L’usufruitier n’est tenu qu’aux réparations d’entretien et les grosses réparations demeurent à la charge du propriétaire (C. civ., art. 605) ; à la cession de l’usufruit, l’usufruitier ne peut réclamer aucune indemnité pour les améliorations qu’il prétendrait avoir faites, encore que la valeur de la chose en fût augmentée (art. 599, al. 2).
Une Cour d’appel avait estimé que les travaux de démolition, de reconstruction d’une habitation d’une superficie supérieure, de construction d’une piscine et d’aménagement du terrain réalisés par l’usufruitier d’une propriété correspondaient à des grosses réparations incombant aux nus-propriétaires.
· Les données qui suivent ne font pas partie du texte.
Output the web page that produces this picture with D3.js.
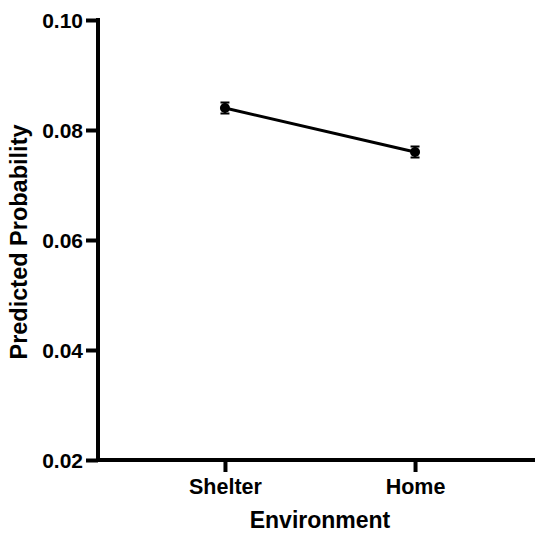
<!DOCTYPE html>
<html>
<head>
<meta charset="utf-8">
<script src="https://cdn.jsdelivr.net/npm/d3@7"></script>
<style>
  html, body { margin: 0; padding: 0; background: #fff; }
  svg text { font-family: "Liberation Sans", Arial, Helvetica, sans-serif; font-weight: bold; fill: #000; }
</style>
</head>
<body>
<svg id="chart" width="535" height="533"></svg>
<script>
// Predicted probability by environment, with standard errors
const categories = ["Shelter", "Home"];
const predicted = [0.084, 0.076];
const stdError = [0.001, 0.001];
const yTicks = [0.02, 0.04, 0.06, 0.08, 0.10];

const svg = d3.select("#chart");

const x = d3.scalePoint()
  .domain(categories)
  .range([98, 542])
  .padding(0.668);

const y = d3.scaleLinear()
  .domain([0.02, 0.10])
  .range([460, 20]);

const axisWidth = 4;

// y axis
const yAxis = svg.append("g")
  .attr("transform", "translate(98,0)")
  .call(d3.axisLeft(y).tickValues(yTicks).tickFormat(d3.format(".2f")).tickSize(12).tickPadding(3).tickSizeOuter(0));
yAxis.select(".domain").attr("stroke-width", axisWidth).attr("stroke", "#000")
  .attr("d", `M0,${y(0.02) + 2}V${y(0.10) - 2}`);
yAxis.selectAll(".tick line").attr("stroke-width", axisWidth).attr("stroke", "#000");
yAxis.selectAll(".tick text").attr("font-size", 21).attr("dy", "0.36em");

// x axis
const xAxis = svg.append("g")
  .attr("transform", `translate(0,${y(0.02)})`)
  .call(d3.axisBottom(x).tickSize(12).tickPadding(7).tickSizeOuter(0));
xAxis.select(".domain").attr("stroke-width", axisWidth).attr("stroke", "#000")
  .attr("d", `M${98 - 2},0H542`);
xAxis.selectAll(".tick line").attr("stroke-width", axisWidth).attr("stroke", "#000");
xAxis.selectAll(".tick text").attr("font-size", 21.5);

// axis titles
svg.append("text")
  .attr("x", 320).attr("y", 528)
  .attr("text-anchor", "middle")
  .attr("font-size", 23)
  .text("Environment");

svg.append("text")
  .attr("transform", `translate(27,242) rotate(-90)`)
  .attr("text-anchor", "middle")
  .attr("font-size", 23.5)
  .text("Predicted Probability");

// data
const points = categories.map((c, i) => ({ c, v: predicted[i], se: stdError[i] }));

svg.append("path")
  .datum(points)
  .attr("fill", "none")
  .attr("stroke", "#000")
  .attr("stroke-width", 3)
  .attr("d", d3.line().x(d => x(d.c)).y(d => y(d.v)));

const eb = svg.append("g").attr("stroke", "#000").attr("stroke-width", 2);
points.forEach(d => {
  const cx = x(d.c);
  eb.append("line").attr("x1", cx).attr("x2", cx).attr("y1", y(d.v + d.se)).attr("y2", y(d.v - d.se));
  [d.v + d.se, d.v - d.se].forEach(v => {
    eb.append("line").attr("x1", cx - 4.5).attr("x2", cx + 4.5).attr("y1", y(v)).attr("y2", y(v));
  });
});

svg.append("g").selectAll("circle")
  .data(points)
  .join("circle")
  .attr("cx", d => x(d.c))
  .attr("cy", d => y(d.v))
  .attr("r", 5)
  .attr("fill", "#000");
</script>
</body>
</html>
La Cour de cassation a censuré cette décision : l’article 606 du Code civil énumère limitativement les grosses réparations et les travaux en cause constituaient des améliorations.
Note :
La décision a été rendue en matière d’ISF : en l’espèce, l’usufruitier avait emprunté pour réaliser les travaux et porté la dette au passif de son ISF ; l’administration fiscale, estimant que les travaux en cause constituaient des grosses réparations à la charge du nu-propriétaire, avait réintégré la dette dans le patrimoine taxable de l’usufruitier.
Elle est intéressante sur le plan juridique en ce qu’elle rappelle que la liste des grosses réparations donnée par l’article 606 du Code civil est limitative.
C’est du moins ce que jugeait la 3e chambre civile de la Cour de cassation (Cass. 3e civ., 25-10-1983 ; Cass. 3e civ., 27-11-2002). Cette chambre est souvent appelée à appliquer ce texte car de nombreux baux commerciaux contiennent une clause selon laquelle seules les grosses réparations visées par l’article 606 du Code civil sont à la charge du bailleur.
Cette clause est la source d’un abondant contentieux car le texte, vieux de deux cents ans, est inadapté aux contraintes de gestion des immeubles modernes.
La 3e chambre a en conséquence récemment donné une définition générale des grosses réparations d’entretien (« au sens de l’article 606 du Code civil, les réparations d’entretien sont celles qui sont utiles au maintien permanent en bon état de l’immeuble tandis que les grosses réparations intéressent l’immeuble dans sa structure et sa solidité générale« , cf. Cass. 3e civ., 13-7-2005) ; en conséquence, elle laisse les juges du fond, à l’intérieur de ce cadre conceptuel, souverainement apprécier si telle ou telle réparation rentre dans l’une ou l’autre de ces deux catégories.
En matière d’usufruit, telle n’est manifestement pas l’option choisie par la chambre commerciale, qui s’en tient au texte.